Some advanced systems use natural language processing (NLP) to allow customers to speak their responses instead of pressing keys, though keypad input remains the standard for card details because it is more reliable and more secure -- spoken card numbers could potentially be captured in recordings or overheard.

How Paytia Uses This

Paytia offers a full IVR payment solution that allows businesses to accept automated card payments over the phone, 24 hours a day, 7 days a week.

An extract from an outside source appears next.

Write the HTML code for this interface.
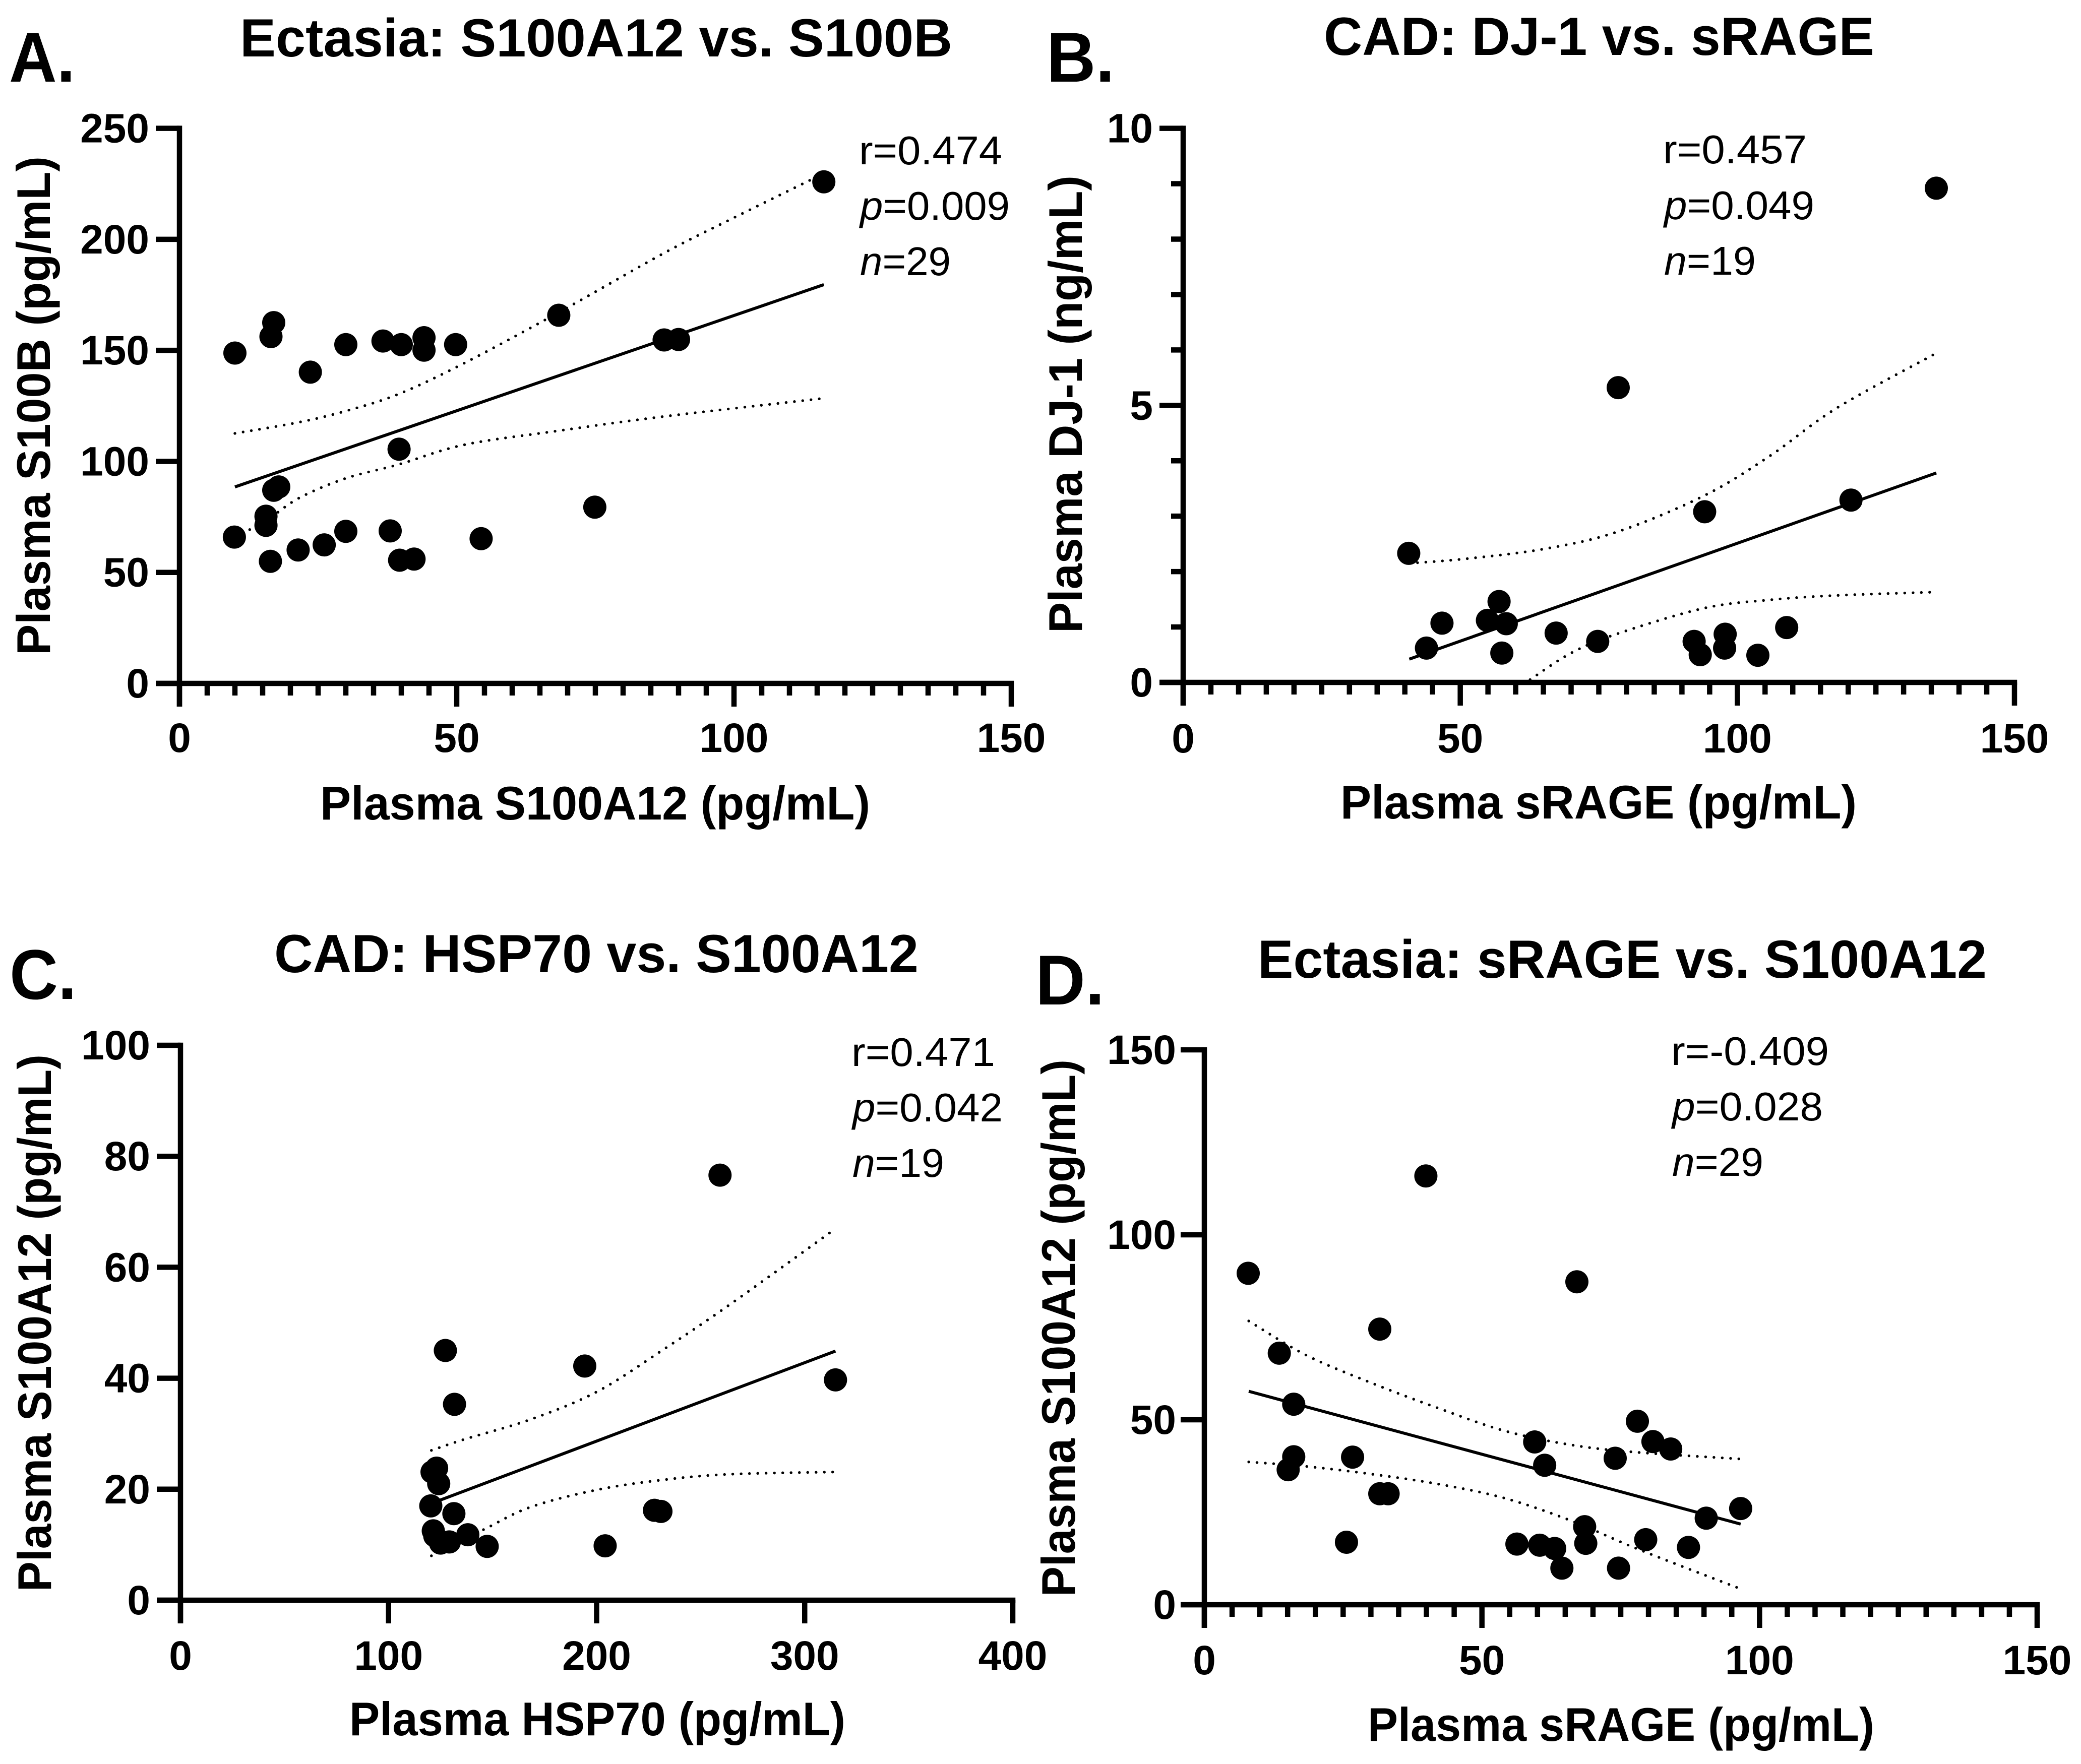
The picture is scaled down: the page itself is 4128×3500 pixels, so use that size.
<!DOCTYPE html>
<html lang="en">
<head>
<meta charset="utf-8">
<title>Plasma biomarker correlations</title>
<style>
html,body{margin:0;padding:0;background:#fff;}
svg{display:block;}
text{font-family:"Liberation Sans",sans-serif;fill:#000;}
.title{font-size:107px;font-weight:bold;}
.letter{font-size:140px;font-weight:bold;}
.axis-title{font-size:94px;font-weight:bold;}
.tick-label{font-size:82px;font-weight:bold;}
.stat{font-size:80px;}
.stat tspan{font-style:italic;}
</style>
</head>
<body>
<svg id="figure" xmlns="http://www.w3.org/2000/svg" width="4128" height="3500" viewBox="0 0 4128 3500">
<rect x="0" y="0" width="4128" height="3500" fill="#fff"/>

<text class="letter" x="18" y="162" textLength="131" lengthAdjust="spacingAndGlyphs">A.</text>
<text class="title" x="476" y="112" textLength="1413" lengthAdjust="spacingAndGlyphs">Ectasia: S100A12 vs. S100B</text>
<text class="axis-title" x="635" y="1626" textLength="1091" lengthAdjust="spacingAndGlyphs">Plasma S100A12 (pg/mL)</text>
<text class="axis-title" transform="translate(99,1300) rotate(-90)" textLength="990" lengthAdjust="spacingAndGlyphs">Plasma S100B (pg/mL)</text>
<text class="stat" x="1704" y="326" textLength="284" lengthAdjust="spacingAndGlyphs">r=0.474</text>
<text class="stat" x="1706" y="436" textLength="297" lengthAdjust="spacingAndGlyphs"><tspan>p</tspan>=0.009</text>
<text class="stat" x="1706" y="546" textLength="180" lengthAdjust="spacingAndGlyphs"><tspan>n</tspan>=29</text>

<text class="letter" x="2076" y="162" textLength="135" lengthAdjust="spacingAndGlyphs">B.</text>
<text class="title" x="2626" y="109" textLength="1092" lengthAdjust="spacingAndGlyphs">CAD: DJ-1 vs. sRAGE</text>
<text class="axis-title" x="2659" y="1624" textLength="1024" lengthAdjust="spacingAndGlyphs">Plasma sRAGE (pg/mL)</text>
<text class="axis-title" transform="translate(2146,1256) rotate(-90)" textLength="908" lengthAdjust="spacingAndGlyphs">Plasma DJ-1 (ng/mL)</text>
<text class="stat" x="3299" y="324" textLength="285" lengthAdjust="spacingAndGlyphs">r=0.457</text>
<text class="stat" x="3301" y="435" textLength="298" lengthAdjust="spacingAndGlyphs"><tspan>p</tspan>=0.049</text>
<text class="stat" x="3301" y="545" textLength="182" lengthAdjust="spacingAndGlyphs"><tspan>n</tspan>=19</text>

<text class="letter" x="19" y="1982" textLength="133" lengthAdjust="spacingAndGlyphs">C.</text>
<text class="title" x="544" y="1929" textLength="1278" lengthAdjust="spacingAndGlyphs">CAD: HSP70 vs. S100A12</text>
<text class="axis-title" x="693" y="3443" textLength="984" lengthAdjust="spacingAndGlyphs">Plasma HSP70 (pg/mL)</text>
<text class="axis-title" transform="translate(101,3158) rotate(-90)" textLength="1066" lengthAdjust="spacingAndGlyphs">Plasma S100A12 (pg/mL)</text>
<text class="stat" x="1689" y="2115" textLength="285" lengthAdjust="spacingAndGlyphs">r=0.471</text>
<text class="stat" x="1691" y="2225" textLength="298" lengthAdjust="spacingAndGlyphs"><tspan>p</tspan>=0.042</text>
<text class="stat" x="1691" y="2335" textLength="182" lengthAdjust="spacingAndGlyphs"><tspan>n</tspan>=19</text>

<text class="letter" x="2054" y="1993" textLength="137" lengthAdjust="spacingAndGlyphs">D.</text>
<text class="title" x="2495" y="1940" textLength="1446" lengthAdjust="spacingAndGlyphs">Ectasia: sRAGE vs. S100A12</text>
<text class="axis-title" x="2713" y="3454" textLength="1005" lengthAdjust="spacingAndGlyphs">Plasma sRAGE (pg/mL)</text>
<text class="axis-title" transform="translate(2132,3168) rotate(-90)" textLength="1066" lengthAdjust="spacingAndGlyphs">Plasma S100A12 (pg/mL)</text>
<text class="stat" x="3315" y="2113" textLength="313" lengthAdjust="spacingAndGlyphs">r=-0.409</text>
<text class="stat" x="3317" y="2223" textLength="299" lengthAdjust="spacingAndGlyphs"><tspan>p</tspan>=0.028</text>
<text class="stat" x="3317" y="2333" textLength="181" lengthAdjust="spacingAndGlyphs"><tspan>n</tspan>=29</text>
</svg>

<script>
// Panel A: Ectasia S100A12 vs S100B
const aX = [10,9.9,15.6,15.6,16.4,16.5,17,17,17.9,21.4,23.6,26.1,30,30,36.7,38,40,39.7,39.6,42.3,44.1,44.1,49.8,54.4,68.4,74.9,87.4,90,116.2];
const aY = [148.8,65.9,75.3,71.2,55,156.2,162.5,87,88.5,60.1,140.2,62.4,152.6,68.5,154.2,68.7,152.6,55.5,105.5,56,150.1,155.7,152.6,65.2,165.8,79.4,154.7,154.9,225.9];
const aFitX = [10,116.2];
const aFitY = [88.5,179.6];
const aUpperX = [10,21.5,30,39.5,51.4,68.4,87.3,99.3,115.8];
const aUpperY = [112.6,117.6,122.7,130.3,144.3,167.1,193.7,208.9,229.2];
const aLowerX = [10,15.6,21.5,29.9,39.5,51.4,68.4,87.3,115.8];
const aLowerY = [65.9,73.3,83.4,92.3,98.6,107.5,113.8,120.2,128.3];
const aXTicks = [0,50,100,150];
const aYTicks = [0,50,100,150,200,250];

// Panel B: CAD DJ-1 vs sRAGE
const bX = [40.7,43.9,46.7,54.9,57,58.3,57.5,67.3,74.8,78.5,92.2,93.3,94.1,97.8,97.7,103.7,108.9,120.5,135.9];
const bY = [2.33,0.62,1.07,1.12,1.46,1.06,0.53,0.89,0.74,5.32,0.74,0.5,3.08,0.87,0.62,0.49,0.99,3.29,8.92];
const bFitX = [40.8,135.9];
const bFitY = [0.42,3.78];
const bUpperX = [40.8,50.9,65.2,78.4,94,105.9,117.9,135.3];
const bUpperY = [2.15,2.23,2.41,2.72,3.37,4.09,4.95,5.91];
const bLowerX = [62.6,70,78.4,94,105.9,117.9,135.6];
const bLowerY = [0.05,0.53,0.88,1.34,1.49,1.57,1.63];
const bXTicks = [0,50,100,150];
const bYTicks = [0,5,10];

// Panel C: CAD HSP70 vs S100A12
const cX = [127.3,131.7,194.3,259.3,314.8,123.1,120.9,124.1,120.3,131.4,121.5,122.2,125,129.2,138.1,147.4,204.1,227.8,230.9];
const cY = [45,35.3,42.2,76.6,39.7,23.8,23.1,21,17,15.6,12.5,11.6,10.3,10.5,11.8,9.7,9.8,16.2,16];
const cFitX = [121,314.8];
const cFitY = [17.5,44.9];
const cUpperX = [120.6,136.5,168.4,200.3,232.2,264.1,312];
const cUpperY = [27,29,32.6,37.6,45.2,53.3,66.2];
const cLowerX = [120.6,146.1,168.4,200.3,232.2,264.1,313.6];
const cLowerY = [8,12.8,16.8,19.9,21.7,22.7,23.1];
const cXTicks = [0,100,200,300,400];
const cYTicks = [0,20,40,60,80,100];

// Panel D: Ectasia sRAGE vs S100A12
const dX = [7.9,13.5,16.1,16.1,15.1,25.6,26.7,31.6,31.6,33.1,39.9,56.3,59.5,60.4,61.3,63.1,64.4,67.1,68.5,68.7,74,74.6,78,79.5,80.8,84,87.2,90.4,96.6];
const dY = [89.6,68,54.2,40,36.5,16.9,39.9,74.5,30,30,115.9,16.4,44,16.1,37.7,15.2,9.9,87.3,21.1,16.6,39.6,9.9,49.6,17.6,44.1,42.1,15.5,23.4,26];
const dFitX = [8,96.6];
const dFitY = [57.7,21.8];
const dUpperX = [8,18.3,30.2,42.2,54.1,66.1,78,96.6];
const dUpperY = [76.7,67.5,59.9,53.1,47,43.2,41.2,39.4];
const dLowerX = [8,18.3,30.2,42.2,54.1,66.1,78,96.4];
const dLowerY = [38.6,37.4,35.3,32.6,28.8,22.7,15.1,4.4];
const dXTicks = [0,50,100,150];
const dYTicks = [0,50,100,150];

const NS = 'http://www.w3.org/2000/svg';
const figure = document.getElementById('figure');

function mk(tag, attrs) {
  const el = document.createElementNS(NS, tag);
  for (const k in attrs) el.setAttribute(k, attrs[k]);
  figure.appendChild(el);
  return el;
}

function smoothPath(pts) {
  let d = 'M' + pts[0][0] + ' ' + pts[0][1];
  for (let i = 0; i < pts.length - 1; i++) {
    const p0 = pts[Math.max(i - 1, 0)];
    const p1 = pts[i];
    const p2 = pts[i + 1];
    const p3 = pts[Math.min(i + 2, pts.length - 1)];
    const c1x = p1[0] + (p2[0] - p0[0]) / 6;
    const c1y = p1[1] + (p2[1] - p0[1]) / 6;
    const c2x = p2[0] - (p3[0] - p1[0]) / 6;
    const c2y = p2[1] - (p3[1] - p1[1]) / 6;
    d += 'C' + c1x + ' ' + c1y + ' ' + c2x + ' ' + c2y + ' ' + p2[0] + ' ' + p2[1];
  }
  return d;
}

function drawPanel(p) {
  const sx = v => p.left + (v / p.xMax) * (p.right - p.left);
  const sy = v => p.bottom - (v / p.yMax) * (p.bottom - p.top);
  const id = p.id;

  // confidence bands
  [['upper', p.upperX, p.upperY], ['lower', p.lowerX, p.lowerY]].forEach(function (band) {
    const pts = band[1].map((v, i) => [sx(v), sy(band[2][i])]);
    const path = mk('path', {d: smoothPath(pts), fill: 'none', stroke: '#000', 'stroke-width': 5.5, 'stroke-linecap': 'round', 'stroke-dasharray': '0 16.5'});
    
    
  });

  // regression line
  const fit = mk('line', {x1: sx(p.fitX[0]), y1: sy(p.fitY[0]), x2: sx(p.fitX[1]), y2: sy(p.fitY[1]), stroke: '#000', 'stroke-width': 6});
  
  

  // points
  p.x.forEach(function (v, i) {
    const c = mk('circle', {cx: sx(v), cy: sy(p.y[i]), r: 23, fill: '#000'});
    
    
  });

  // axes
  const sw = 10.5;
  const yAxis = mk('line', {x1: p.left, y1: p.top - sw / 2, x2: p.left, y2: p.bottom + 46, stroke: '#000', 'stroke-width': sw});
  
  
  const xAxis = mk('line', {x1: p.left - 47, y1: p.bottom, x2: p.right + sw / 2, y2: p.bottom, stroke: '#000', 'stroke-width': sw});
  
  

  // x ticks
  p.xTicks.forEach(function (v) {
    const t = mk('line', {x1: sx(v), y1: p.bottom, x2: sx(v), y2: p.bottom + 46, stroke: '#000', 'stroke-width': sw});
    
    
    const l = mk('text', {x: sx(v), y: p.xLabelY, 'text-anchor': 'middle', class: 'tick-label'});
    l.textContent = v;
    
    
  });

  // y ticks
  p.yTicks.forEach(function (v) {
    const t = mk('line', {x1: p.left, y1: sy(v), x2: p.left - 47, y2: sy(v), stroke: '#000', 'stroke-width': sw});
    
    
    const l = mk('text', {x: p.yLabelX, y: sy(v) + 28, 'text-anchor': 'end', class: 'tick-label'});
    l.textContent = v;
    
    
  });

  // minor ticks
  if (p.xMinorStep) {
    for (let v = p.xMinorStep; v < p.xMax; v += p.xMinorStep) {
      if (p.xTicks.indexOf(v) >= 0) continue;
      const t = mk('line', {x1: sx(v), y1: p.bottom, x2: sx(v), y2: p.bottom + 24, stroke: '#000', 'stroke-width': sw});
      
      
    }
  }
  if (p.yMinorStep) {
    for (let v = p.yMinorStep; v < p.yMax; v += p.yMinorStep) {
      if (p.yTicks.indexOf(v) >= 0) continue;
      const t = mk('line', {x1: p.left, y1: sy(v), x2: p.left - 24, y2: sy(v), stroke: '#000', 'stroke-width': sw});
      
      
    }
  }
}

drawPanel({id: 'a', left: 356, right: 2006, top: 254.6, bottom: 1356, xMax: 150, yMax: 250, xLabelY: 1492, yLabelX: 296, xMinorStep: 5, yMinorStep: 0,
  x: aX, y: aY, fitX: aFitX, fitY: aFitY, upperX: aUpperX, upperY: aUpperY, lowerX: aLowerX, lowerY: aLowerY, xTicks: aXTicks, yTicks: aYTicks});
drawPanel({id: 'b', left: 2347, right: 3996, top: 254.6, bottom: 1354, xMax: 150, yMax: 10, xLabelY: 1493, yLabelX: 2287, xMinorStep: 5, yMinorStep: 1,
  x: bX, y: bY, fitX: bFitX, fitY: bFitY, upperX: bUpperX, upperY: bUpperY, lowerX: bLowerX, lowerY: bLowerY, xTicks: bXTicks, yTicks: bYTicks});
drawPanel({id: 'c', left: 358, right: 2009, top: 2074, bottom: 3175, xMax: 400, yMax: 100, xLabelY: 3313, yLabelX: 298, xMinorStep: 0, yMinorStep: 0,
  x: cX, y: cY, fitX: cFitX, fitY: cFitY, upperX: cUpperX, upperY: cUpperY, lowerX: cLowerX, lowerY: cLowerY, xTicks: cXTicks, yTicks: cYTicks});
drawPanel({id: 'd', left: 2389, right: 4041, top: 2083, bottom: 3184, xMax: 150, yMax: 150, xLabelY: 3322, yLabelX: 2333, xMinorStep: 5, yMinorStep: 0,
  x: dX, y: dY, fitX: dFitX, fitY: dFitY, upperX: dUpperX, upperY: dUpperY, lowerX: dLowerX, lowerY: dLowerY, xTicks: dXTicks, yTicks: dYTicks});
</script>
</body>
</html>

The system guides callers through identifying themselves and entering their card details on the keypad, processes the payment in real time, and confirms the result -- all without agent involvement.

Paytia's IVR integrates with existing billing and CRM systems to look up account balances automatically, and connects to the merchant's payment processor to authorise and capture payments. Because the entire system operates within Paytia's PCI DSS Level 1 certified environment, card data never enters the merchant's infrastructure. For customers who need human assistance, the IVR seamlessly transfers to an agent, where DTMF suppression ensures the payment remains secure.

Frequently Asked Questions

Are IVR payments PCI DSS compliant?

IVR payments are inherently well-suited to PCI DSS compliance because card data never passes through the agent environment -- no agent screens, no call recordings with card details, and no human handling of sensitive data. The IVR system itself must be PCI DSS compliant, but it descopes the wider contact centre.

Can IVR payments work with my existing phone system?

Yes. Modern cloud-based IVR payment solutions integrate with existing telephony infrastructure through SIP trunks or direct number routing. There is no need to replace your phone system or install hardware.

What if a customer cannot use the IVR system?

Good IVR systems always offer the option to transfer to a live agent. The agent can then take the payment securely using DTMF masking or send a payment link. Offering both automated and agent-assisted options ensures accessibility for all customers.